Once this step is completed, place the lids in a small saucepan filled with water and boil to sterilize the lids.
- Fill the canner with water and set it on the stove-top to boil. It will take quite some time for the water to reach a boil: make sure the water level is deep enough to cover the submerged cans by 1-2".
COOKING THE JAM
- Measure out 7 cups of sugar into a bowl and set aside. Measure the sugar exactly, as too little sugar will result in a poor jam set.
- Set the saucepan of jam on the stove and stir gently until it comes to a rolling boil. A rolling boil is when the pot of jam is still boiling, even when stirred.
- Add the sugar to the jam and stir to dissolve. Continue stirring. Skim off any foam.
- When the jam has reached a full, rolling boil, set the kitchen timer for 1 minute. Boil for 1 minute.
- Remove from the stove-top.
FILLING THE JARS
- Place the funnel on top of a jar and pour the hot jam into the jar. Leave 1/8" head space.

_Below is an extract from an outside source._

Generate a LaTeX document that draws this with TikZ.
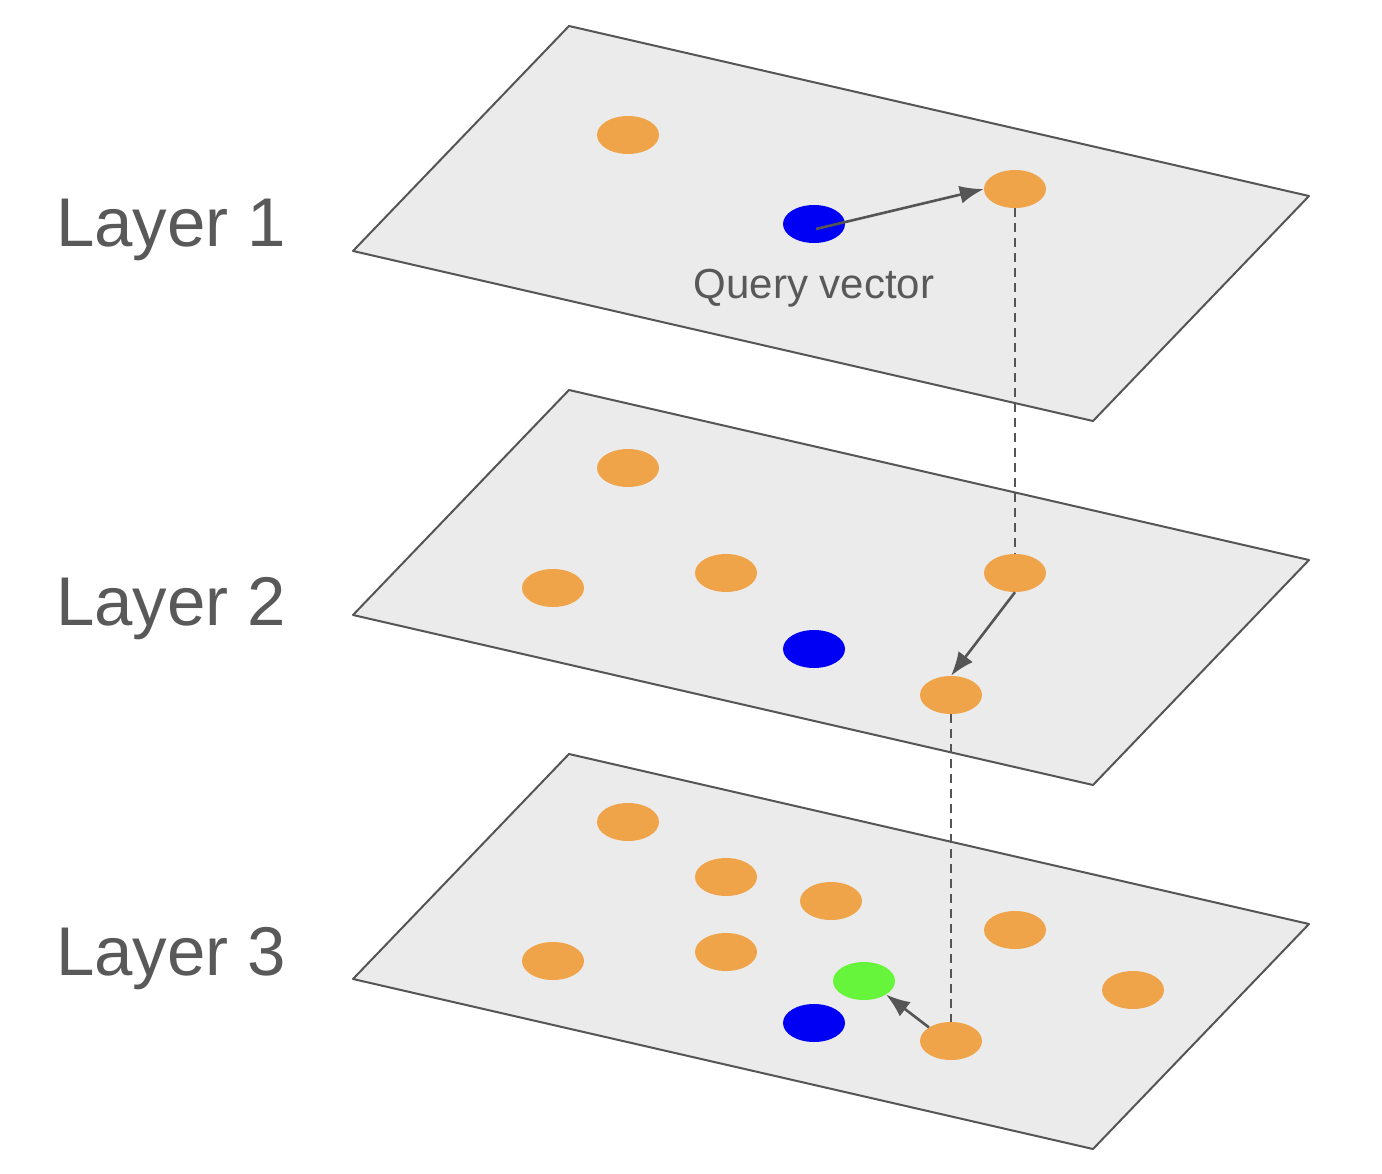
\documentclass[tikz,border=0pt]{standalone}
\usepackage{fontspec}
\setmainfont{Liberation Sans}
\usetikzlibrary{shapes.geometric,arrows.meta}
\definecolor{dotorange}{HTML}{EFA44A}
\definecolor{dotblue}{HTML}{0000F5}
\definecolor{dotgreen}{HTML}{66F53A}
\definecolor{planefill}{HTML}{EBEBEB}
\definecolor{edgegray}{HTML}{555555}
\definecolor{textgray}{HTML}{595959}
\tikzset{
  plane/.style={draw=edgegray, fill=planefill, line width=2pt, line join=round},
  dot/.style={ellipse, minimum width=62pt, minimum height=38pt, inner sep=0pt, draw=none},
  odot/.style={dot, fill=dotorange},
  bdot/.style={dot, fill=dotblue},
  gdot/.style={dot, fill=dotgreen},
  hop/.style={draw=edgegray, line width=2.6pt, -{Latex[length=24pt,width=18pt]}},
  drop/.style={draw=edgegray, line width=2.6pt, dash pattern=on 9pt off 6pt},
  layerlabel/.style={text=textgray, font=\fontsize{69}{69}\selectfont, anchor=west, inner sep=0pt},
}
\begin{document}
\begin{tikzpicture}[x=1pt,y=-1pt]
\useasboundingbox (0,0) rectangle (1382,1174);
% planes
\foreach \dy in {728,364,0}{
  \path[plane] (353,251+\dy) -- (569,26+\dy) -- (1309,196+\dy) -- (1093,421+\dy) -- cycle;
}
% labels
\node[layerlabel] (L1) at (56,230) {Layer 1};
\node[layerlabel] (L2) at (56,609) {Layer 2};
\node[layerlabel] (L3) at (56,959) {Layer 3};
\node[text=textgray, font=\fontsize{42}{42}\selectfont, inner sep=0pt] (qv) at (814,288) {Query vector};
% layer 1 dots
\node[odot] (a1) at (628,135) {};
\node[bdot] (q1) at (814,224) {};
\node[odot] (e1) at (1015,189) {};
% layer 2 dots
\node[odot] (a2) at (628,468) {};
\node[odot] (b2) at (553,588) {};
\node[odot] (c2) at (726,573) {};
\node[odot] (e2) at (1015,573) {};
\node[bdot] (q2) at (814,649) {};
\node[odot] (f2) at (951,695) {};
% layer 3 dots
\node[odot] (a3) at (628,822) {};
\node[odot] (c3) at (726,877) {};
\node[odot] (d3) at (831,901) {};
\node[odot] (e3) at (1015,930) {};
\node[odot] (b3) at (553,961) {};
\node[odot] (g3) at (726,952) {};
\node[odot] (h3) at (1133,990) {};
\node[gdot] (r3) at (864,981) {};
\node[bdot] (q3) at (814,1023) {};
\node[odot] (f3) at (951,1041) {};
% connectors
\draw[drop] (e1.south) -- (e2.north);
\draw[drop] (f2.south) -- (f3.north);
\coordinate (q1s) at ([shift={(2,5)}]q1.center);
\draw[hop] (q1s) -- (e1.west);
\draw[hop] (e2.south) -- (f2.north);
\draw[hop] (f3.north west) -- (r3.south east);
\end{tikzpicture}
\end{document}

- Wipe the rim of the jar with a damp washcloth, removing any jam from the top and rings of the jar.
- Using the lid lifter, remove a lid from the boiling water and place it on top of the jar.
- Secure the lid with a ring.
- Repeat this process for each jar. To speed this process, I usually fill all of the jars, then wipe all of the jars, and then put a lid on each jar (rather than working on one jar at a time).
Processing the Jam
- Place the filled jars onto the rack in the canner. Lower the rack into the canner, ensuring the water depth is sufficient to cover each jar to a depth of 1-2". Cover the canner and bring the water to a gentle boil. Process the jam for a full 10 minutes (if you live above 6,000 feet, the jam will have to be processed for 15 minutes).
- Remove the hot jars from the canner and tighten the rims - use a washcloth or towel to protect your hands from the heat of the jar.
- Place the jars on the counter and allow them to cool at room temperature. Let the jars sit for a full 24 hours.
- The lids will begin "pinging," which means a vacuum has been created in the jar, forcing the seal down. Test each jar lid to ensure a proper seal has been formed. If the center of the jar flexes up and down, the jam in that jar must be refrigerated and used within 3 weeks. A properly sealed jar will have a center seal that remains down at all times.
- Store the jam in a cool, dark location (like a pantry) for up to 1 year.
The Final Strawberry Jam
Label the jam and store it in the pantry. Homemade strawberry jam is unrivaled in flavor - we frequently eat the jam on toast, biscuits, and on the kid's sandwiches. Slight variations in the recipe work well: I recently made strawberry-blueberry jam with 4 cups of strawberries and 1 cup of blueberries. The resultant jam was a beautiful, jewel-toned purple.
The only difficulty with canning your own jam is that it will be in high demand, so make a lot of jars to keep an adequate supply!